What is the answer to changing behavior in young people who do such rude, obnoxious and disrespectful things? What is the answer for those of poor character who berated Karen Klein in Greece, New York?

 

It can only be found in sacrificial personal investment.

 

Followers of Jesus Christ hold the clearest picture of sacrificial personal investment that has ever been given. We also have been given the gift that enables us to live a life of sacrificial personal investment. That is the same power that raised Jesus from the dead.
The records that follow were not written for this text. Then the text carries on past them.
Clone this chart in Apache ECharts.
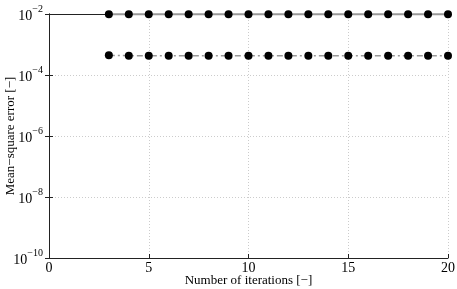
<!DOCTYPE html>
<html><head><meta charset="utf-8">
<script src="https://cdn.jsdelivr.net/npm/echarts@6/dist/echarts.min.js"></script>
<style>html,body{margin:0;padding:0;background:#fff}#c{width:457px;height:289px}</style>
</head><body><div id="c"></div>
<script>
const iterations = [3,4,5,6,7,8,9,10,11,12,13,14,15,16,17,18,19,20];
const seriesA = [0.0099,0.0099,0.0099,0.0099,0.0099,0.0099,0.0099,0.0099,0.0099,0.0099,0.0099,0.0099,0.0099,0.0099,0.0099,0.0099,0.0099,0.0099];
const seriesB = [4.4e-4,4.3e-4,4.3e-4,4.3e-4,4.3e-4,4.3e-4,4.3e-4,4.3e-4,4.3e-4,4.3e-4,4.3e-4,4.3e-4,4.3e-4,4.3e-4,4.3e-4,4.3e-4,4.3e-4,4.3e-4];
const xTicks = [0,5,10,15,20];
const yExps = [-10,-8,-6,-4,-2];

const font = 'Liberation Serif';
const chart = echarts.init(document.getElementById('c'), null, {renderer:'canvas'});
function pairs(xs, ys){ return xs.map((x,i)=>[x, ys[i]]); }
const frameAxis = {show:true,lineStyle:{color:'#222',width:1}};
const frameTick = {show:true,inside:true,length:4,lineStyle:{color:'#222'}};
chart.setOption({
  animation:false,
  grid:{left:49,right:9,top:14,bottom:31,containLabel:false,outerBoundsMode:'none',show:false},
  xAxis:[{type:'value',min:0,max:20,interval:5,
    name:'Number of iterations [\u2212]',nameLocation:'middle',nameGap:16,nameMoveOverlap:false,
    nameTextStyle:{fontFamily:font,fontSize:13,color:'#000'},
    axisLine:frameAxis,axisTick:frameTick,
    axisLabel:{fontFamily:font,fontSize:14,color:'#000',margin:3},
    splitLine:{show:true,lineStyle:{color:'#ccc',type:[1,2],width:1}}},
   {type:'value',position:'top',min:0,max:20,interval:5,
    axisLine:frameAxis,axisTick:frameTick,axisLabel:{show:false},splitLine:{show:false}}],
  yAxis:[{type:'log',logBase:10,min:1e-10,max:1e-2,interval:2,
    name:'Mean\u2212square error [\u2212]',nameLocation:'middle',nameGap:32,nameMoveOverlap:false,
    nameTextStyle:{fontFamily:font,fontSize:13,color:'#000'},
    axisLine:frameAxis,axisTick:frameTick,
    splitLine:{show:true,lineStyle:{color:'#ccc',type:[1,2],width:1}},
    axisLabel:{margin:6,formatter:function(v){
        const e=Math.round(Math.log10(v));
        return '{b|10}{s|'+(e<0?'\u2212':'')+Math.abs(e)+'}';},
      rich:{b:{fontFamily:font,fontSize:14,color:'#000',verticalAlign:'bottom'},
            s:{fontFamily:font,fontSize:10,color:'#000',verticalAlign:'top',padding:[0,0,9,0]}}}},
   {type:'log',logBase:10,position:'right',min:1e-10,max:1e-2,interval:2,
    axisLine:frameAxis,axisTick:frameTick,axisLabel:{show:false},splitLine:{show:false}}],
  series:[
    {type:'line',data:pairs(iterations,seriesA),symbol:'circle',symbolSize:8,z:3,
     itemStyle:{color:'#000'},lineStyle:{color:'#999',width:2,type:'solid'}},
    {type:'line',data:pairs(iterations,seriesB),symbol:'circle',symbolSize:8,z:3,
     itemStyle:{color:'#000'},lineStyle:{color:'#999',width:1.5,type:[6,3,2,3]}}
  ]
});
</script></body></html>
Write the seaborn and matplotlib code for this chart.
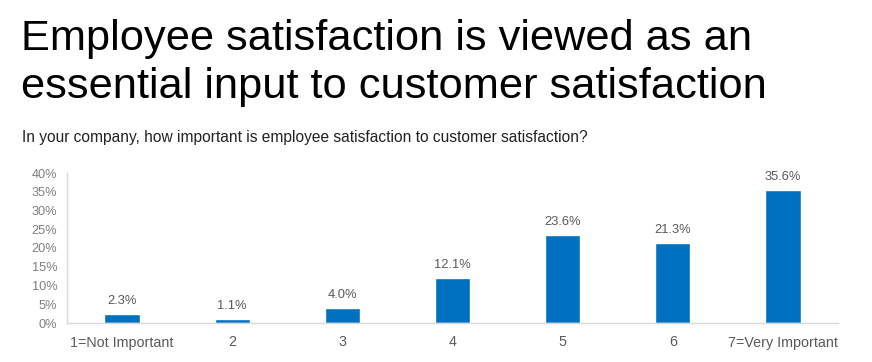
import matplotlib
matplotlib.use("Agg")
import matplotlib.pyplot as plt
import seaborn as sns
import pandas as pd

categories = ["1=Not Important", "2", "3", "4", "5", "6", "7=Very Important"]
values = [2.3, 1.1, 4.0, 12.1, 23.6, 21.3, 35.6]
yticks = [0, 5, 10, 15, 20, 25, 30, 35, 40]

title = "Employee satisfaction is viewed as an\nessential input to customer satisfaction"
subtitle = "In your company, how important is employee satisfaction to customer satisfaction?"

sns.set_theme(style="white")
plt.rcParams['font.family'] = ['Liberation Sans', 'DejaVu Sans']

W, H = 872, 362
fig = plt.figure(figsize=(W/100, H/100), dpi=100)
ax = fig.add_axes([67/W, 1-323/H, 771/W, 150/H])

df = pd.DataFrame({"cat": categories, "val": values})
sns.barplot(data=df, x="cat", y="val", color="#0070C0", saturation=1, width=0.32, ax=ax)

ax.set_xlim(-0.5, 6.5)
ax.set_ylim(0, 40)
ax.set_yticks(yticks)
ax.set_yticklabels([f"{t}%" for t in yticks])
ax.set_xlabel("")
ax.set_ylabel("")
for s in ["top", "right"]:
    ax.spines[s].set_visible(False)
for s in ["left", "bottom"]:
    ax.spines[s].set_color("#d9d9d9")
    ax.spines[s].set_linewidth(1)
ax.tick_params(axis="y", colors="#7f7f7f", labelsize=9.2, length=0, pad=7)
ax.tick_params(axis="x", colors="#595959", labelsize=10.3, length=0, pad=9)

for i, v in enumerate(values):
    ax.annotate(f"{v:.1f}%", (i, v), xytext=(0, 5), textcoords="offset points",
                ha="center", va="bottom", fontsize=9.3, color="#595959")

fig.text(21/W, 1-50/H, title.split("\n")[0], fontsize=31.2, color="black", ha="left", va="baseline")
fig.text(21/W, 1-98/H, title.split("\n")[1], fontsize=31.2, color="black", ha="left", va="baseline")
fig.text(22/W, 1-142/H, subtitle, fontsize=11.2, color="#222222", ha="left", va="baseline")

fig.savefig("out.png", dpi=100)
This, my friends, forms a strong “one-two punch.”

 

Yet it is not a fast fix however.

 

It is not an easy solution.

 

It is not economically prudent.

 

The question is, will we remain comfortable?

 

Will we remain entertained and inspired?

 

Will we simply perform a myriad of acts of kindness any person or organization can do?

 

Or will we have the same sacrificial attitude that Jesus had?

 

Will we leave our comfort zone?

 

Will we identify with people even though their sin may be a stench in our nostrils?

 

Will we sacrificially invest our lives in them through redemptive relationships?

 

Will they see and experience the good news of Jesus Christ through our lives?

 

Only when we do this will they be able to hear the words that we speak.

 

Only then will they hear the very words that bring life and produce true moral character.

 

How about you?

 

Will you choose the path of tradition or the sacrificial path of your Lord and Savior?

 

These young people and many adults just like them will only change when we do.

 

We can only change in one way. That is by allowing the Spirit of God to replace our attitude of comfort and self-gratification. We must allow the Spirit of God to give us the sacrificial attitude of Jesus Christ.

 

The sacrificial attitude of Jesus Christ is the attitude of sacrificial personal investment.